特別お題「あの店員さんがすごい」
働いていた頃、アパートの近くにローソンがあり、当時は年300日ぐらい通っていた。長年のauPAYで莫大なPontaポイントを得た代わりに、殆どの店員に顔を覚えられた。
しかし店員が自分を覚えている時、自分も店員を覚えているのだ。

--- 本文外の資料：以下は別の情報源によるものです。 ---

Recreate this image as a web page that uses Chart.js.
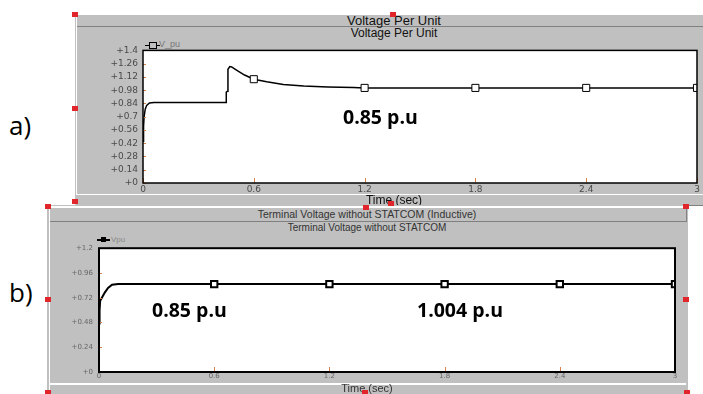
<!DOCTYPE html>
<html>
<head>
<meta charset="utf-8">
<script src="https://cdn.jsdelivr.net/npm/chart.js@4.4.1/dist/chart.umd.min.js"></script>
<style>
  body { margin: 0; width: 703px; height: 394px; position: relative; overflow: hidden; background: #fff; font-family: "Liberation Sans", Arial, sans-serif; }
  .abs { position: absolute; }
  .panel { position: absolute; background: #c0c0c0; overflow: hidden; }
  .center { transform: translateX(-50%); white-space: nowrap; }
  .note { position: absolute; font-family: "Open Sans", sans-serif; font-weight: 700; line-height: 1; color: #000; white-space: nowrap; }
  .tag { position: absolute; font-family: "Open Sans", sans-serif; font-size: 26px; line-height: 1; color: #000; }
  .handle { position: absolute; width: 6px; height: 5px; background: #e0262b; }
</style>
</head>
<body>

<div class="tag" style="left:9px;top:112px">a)</div>
<div class="tag" style="left:9px;top:279px">b)</div>

<!-- Panel a -->
<div class="panel" style="left:75px;top:14px;width:628px;height:192px">
  <div class="abs" style="left:0;top:0;width:628px;height:1px;background:#fff"></div>
  <div class="abs" style="left:1px;top:1px;width:1px;height:180px;background:#fff"></div>
  <div class="abs" style="left:2px;top:1px;width:626px;height:11px;border-bottom:1px solid #808080"></div>
  <div class="abs center" style="left:319px;top:1px;font-size:13px;line-height:11px;color:#111">Voltage Per Unit</div>
  <div class="abs center" style="left:319px;top:12px;font-size:12px;line-height:14px;color:#111">Voltage Per Unit</div>
  <div class="abs" style="left:70px;top:31px;width:15px;height:1px;background:#000"></div>
  <div class="abs" style="left:74px;top:28px;width:6px;height:5px;border:1px solid #000;background:#c0c0c0"></div>
  <div class="abs" style="left:84px;top:25px;font-size:9px;line-height:11px;color:#777">V_pu</div>
  <canvas id="chartA" class="abs" width="628" height="155" style="left:0;top:26px"></canvas>
  <div class="abs" style="left:2px;top:180px;width:626px;height:1px;background:#fff"></div>
  <div class="abs center" style="left:319px;top:179px;font-size:12px;line-height:14px;color:#111">Time (sec)</div>
</div>
<div class="abs" style="left:688px;top:205px;width:15px;height:1px;background:#808080"></div>

<!-- Panel b -->
<div class="panel" style="left:47px;top:205px;width:641px;height:189px;filter:blur(0.5px)">
  <div class="abs" style="left:0;top:1px;width:641px;height:2px;background:#fff"></div>
  <div class="abs" style="left:2px;top:3px;width:1px;height:186px;background:#fff"></div>
  <div class="abs" style="left:3px;top:3px;width:636px;height:13px;border-right:1px solid #808080;border-bottom:1px solid #808080"></div>
  <div class="abs center" style="left:320px;top:3px;font-size:10.5px;line-height:13px;color:#333">Terminal Voltage without STATCOM (Inductive)</div>
  <div class="abs center" style="left:320px;top:17px;font-size:10px;line-height:12px;color:#333">Terminal Voltage without STATCOM</div>
  <div class="abs" style="left:50px;top:34px;width:13px;height:2px;background:#000"></div>
  <div class="abs" style="left:54px;top:32px;width:5px;height:5px;background:#000"></div>
  <div class="abs" style="left:64px;top:30px;font-size:8px;line-height:10px;color:#888">Vpu</div>
  <canvas id="chartB" class="abs" width="641" height="145" style="left:0;top:33px"></canvas>
  <div class="abs" style="left:2px;top:178px;width:637px;height:2px;background:#fff"></div>
  <div class="abs center" style="left:320px;top:177px;font-size:11px;line-height:13px;color:#333">Time (sec)</div>
</div>

<div class="note" style="left:343px;top:107px;font-size:19.5px">0.85 p.u</div>
<div class="note" style="left:152px;top:300px;font-size:19.5px">0.85 p.u</div>
<div class="note" style="left:417px;top:300px;font-size:19.5px">1.004 p.u</div>

<div id="handles"></div>

<script>
// Data
const xTicks = [0, 0.6, 1.2, 1.8, 2.4, 3];
const yTicksA = [0, 0.14, 0.28, 0.42, 0.56, 0.7, 0.84, 0.98, 1.12, 1.26, 1.4];
const yTicksB = [0, 0.24, 0.48, 0.72, 0.96, 1.2];
const markerTimes = [0.6, 1.2, 1.8, 2.4, 3];

const timeA = [0, 0.003, 0.006, 0.012, 0.02, 0.035, 0.06, 0.45, 0.451, 0.458, 0.46, 0.47, 0.48, 0.5, 0.55, 0.6, 0.67, 0.76, 0.87, 1.0, 1.14, 1.2, 1.8, 2.4, 3];
const voltA = [0.44, 0.6, 0.7, 0.78, 0.82, 0.845, 0.85, 0.85, 0.96, 0.97, 1.2, 1.23, 1.225, 1.2, 1.14, 1.096, 1.068, 1.04, 1.024, 1.014, 1.008, 1.004, 1.004, 1.004, 1.004];

const timeB = [0, 0.003, 0.006, 0.015, 0.03, 0.047, 0.068, 0.1, 0.6, 1.2, 1.8, 2.4, 3];
const voltB = [0.47, 0.6, 0.69, 0.72, 0.77, 0.815, 0.845, 0.852, 0.852, 0.852, 0.852, 0.852, 0.852];

// Red selection handles of the plot frames
const HANDLES = [
  [72, 12], [390, 12], [72, 106], [72, 199], [388, 201],
  [45, 204], [363, 205], [683, 204], [45, 297], [683, 297], [45, 390], [684, 390], [362, 390]
];
document.getElementById('handles').innerHTML = HANDLES
  .map(([x, y]) => `<div class="handle" style="left:${x}px;top:${y}px"></div>`).join('');

const fmt = v => String(Number(v.toFixed(2)));

// white plot area, black frame, small inside tick marks
const framePlugin = {
  id: 'frame',
  beforeDraw(chart) {
    const { ctx, chartArea: a } = chart;
    ctx.save();
    ctx.fillStyle = '#fff';
    ctx.fillRect(a.left, a.top, a.right - a.left, a.bottom - a.top);
    ctx.restore();
  },
  afterDraw(chart, args, opts) {
    const { ctx, chartArea: a, scales } = chart;
    ctx.save();
    ctx.strokeStyle = opts.tickColor;
    ctx.lineWidth = 1;
    scales.y.ticks.forEach(t => {
      const y = Math.round(scales.y.getPixelForValue(t.value)) + 0.5;
      ctx.beginPath(); ctx.moveTo(a.left, y); ctx.lineTo(a.left + 3, y); ctx.stroke();
    });
    scales.x.ticks.forEach(t => {
      const x = Math.round(scales.x.getPixelForValue(t.value)) + 0.5;
      ctx.beginPath(); ctx.moveTo(x, a.bottom); ctx.lineTo(x, a.bottom - 5); ctx.stroke();
    });
    ctx.strokeStyle = '#000';
    ctx.lineWidth = opts.width;
    ctx.strokeRect(a.left, a.top, a.right - a.left, a.bottom - a.top);
    ctx.restore();
  }
};

function makeChart(id, times, volts, cfg) {
  return new Chart(document.getElementById(id), {
    type: 'line',
    data: {
      datasets: [{
        data: times.map((t, i) => ({ x: t, y: volts[i] })),
        borderColor: '#000',
        borderWidth: cfg.lineWidth,
        tension: 0,
        fill: false,
        pointStyle: 'rect',
        pointRadius: c => markerTimes.includes(times[c.dataIndex]) ? cfg.markerSize : 0,
        pointBackgroundColor: '#fff',
        pointBorderColor: '#000',
        pointBorderWidth: cfg.markerBorder
      }]
    },
    options: {
      responsive: false,
      animation: false,
      events: [],
      layout: { padding: { top: cfg.padTop, right: cfg.padRight, left: 0, bottom: 0 } },
      plugins: {
        legend: { display: false },
        tooltip: { enabled: false },
        frame: { width: cfg.frameWidth, tickColor: '#d9824b' }
      },
      scales: {
        x: {
          type: 'linear', min: 0, max: 3,
          afterBuildTicks: s => { s.ticks = xTicks.map(v => ({ value: v })); },
          afterFit: s => { s.height = cfg.xHeight; },
          grid: { display: false, drawTicks: false },
          border: { display: false },
          ticks: { padding: cfg.xPad, maxRotation: 0, autoSkip: false, color: cfg.tickColor,
                   font: { family: 'DejaVu Sans', size: cfg.tickSize }, callback: v => fmt(v) }
        },
        y: {
          min: 0, max: cfg.yMax,
          afterBuildTicks: s => { s.ticks = cfg.yTicks.map(v => ({ value: v })); },
          afterFit: s => { s.width = cfg.yWidth; },
          grid: { display: false, drawTicks: false },
          border: { display: false },
          ticks: { padding: cfg.yPad, autoSkip: false, color: cfg.tickColor,
                   font: { family: 'DejaVu Sans', size: cfg.tickSize }, callback: v => '+' + fmt(v) }
        }
      }
    },
    plugins: [framePlugin]
  });
}

makeChart('chartA', timeA, voltA, {
  yMax: 1.4, yTicks: yTicksA, lineWidth: 1.5, markerSize: 5, markerBorder: 1,
  padTop: 9, padRight: 6, xHeight: 12, yWidth: 68, xPad: 1, yPad: 5,
  tickSize: 9, tickColor: '#4a4a4a', frameWidth: 1.5
});

makeChart('chartB', timeB, voltB, {
  yMax: 1.2, yTicks: yTicksB, lineWidth: 2, markerSize: 4.5, markerBorder: 2,
  padTop: 9, padRight: 13, xHeight: 11, yWidth: 52, xPad: 0, yPad: 6,
  tickSize: 7, tickColor: '#666', frameWidth: 2
});
</script>
</body>
</html>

ニーチェもそう言ってた気がする。
身の上話からオススメ商品までぐいぐい来る大学生のM君、いつの間にか袋詰めを終えている店長のTさん、独特のイントネーションながらも元気な挨拶をするベトナム人のGさん等々、多彩かつ全員レベルの高いお店だった。
そんなある日、夕飯のパックお好み焼き(マヨネーズの袋が乗ってるやつ)を片手にレジに向かうと、見かけない店員が立っていた。名札には大きく『研修中』の文字が。
例のぐいぐい来るM君が「あっ、この子新人です!今レジの練習中です!」とぐいぐい紹介してきたので、気圧されて「ど、どうも」と挨拶。心の中で「お前絶対バックヤードで俺のこと話してるだろ……絶対変なあだ名つけてるだろ……」と思いながらも、平静を保ってお好み焼きを提出。
緊張している新人君は慣れない手つきでバーコードを読み取り、「えぇっと、あっ、あたたたためますか?」と百裂拳を打ちそうな質問をしてきた。微笑ましさを感じながら「お願いします、あとauPAYで」と返すと「え、英雄?」と更に混乱し始めたので、隣のレジを終えたM君がヘルプに来た。
「レジやっとくからあたためやっといて!」と言われた新人君は迷わずお好み焼きをレンジに投入。見間違いでなければマヨネーズの袋が乗ったまま。
「いやぁサーセンっす、まだ全然教えられてないんすよ」と平謝りするM君に「あれ今マヨネーズついたまんま……」と言いかけた辺りでレンジから爆発音が。
パックの表面とレンジの中が大変なことになり、M君の平謝りがガチ謝りになった。「ホントすんません!新品に替えます!」と言われたが、棚に1個だけだったことを伝えると、タオルでお好み焼きのパックをゴシゴシ。
「あー大丈夫ですよ、マヨネーズだけ新しいの貰えれば」と言うと、M君に指示された新人君がバックヤードに探しにいき、少し経って「マヨネーズ無かったんでこっちにしました」と自信満々にからしマヨネーズの袋を渡してきた。
見たことのない組み合わせだったので「はっ?お好み焼きにからし……?」と言うと「これ美味いんですよ!食べたら分かります!」とM君並にぐいぐい来た。キミ人のお好み焼きを爆破したのにぐいぐい来るねぇ!
初めから怒る気も無かったが最終的に気圧されてすごすご帰宅。ぬめりけの残るパックを開けて、半信半疑(というか9割疑)のままからしマヨをお好み焼きにかけて食べた。
意外と美味かった。
やるじゃん新人君。大物になるよ。でも爆破はもう止めてね。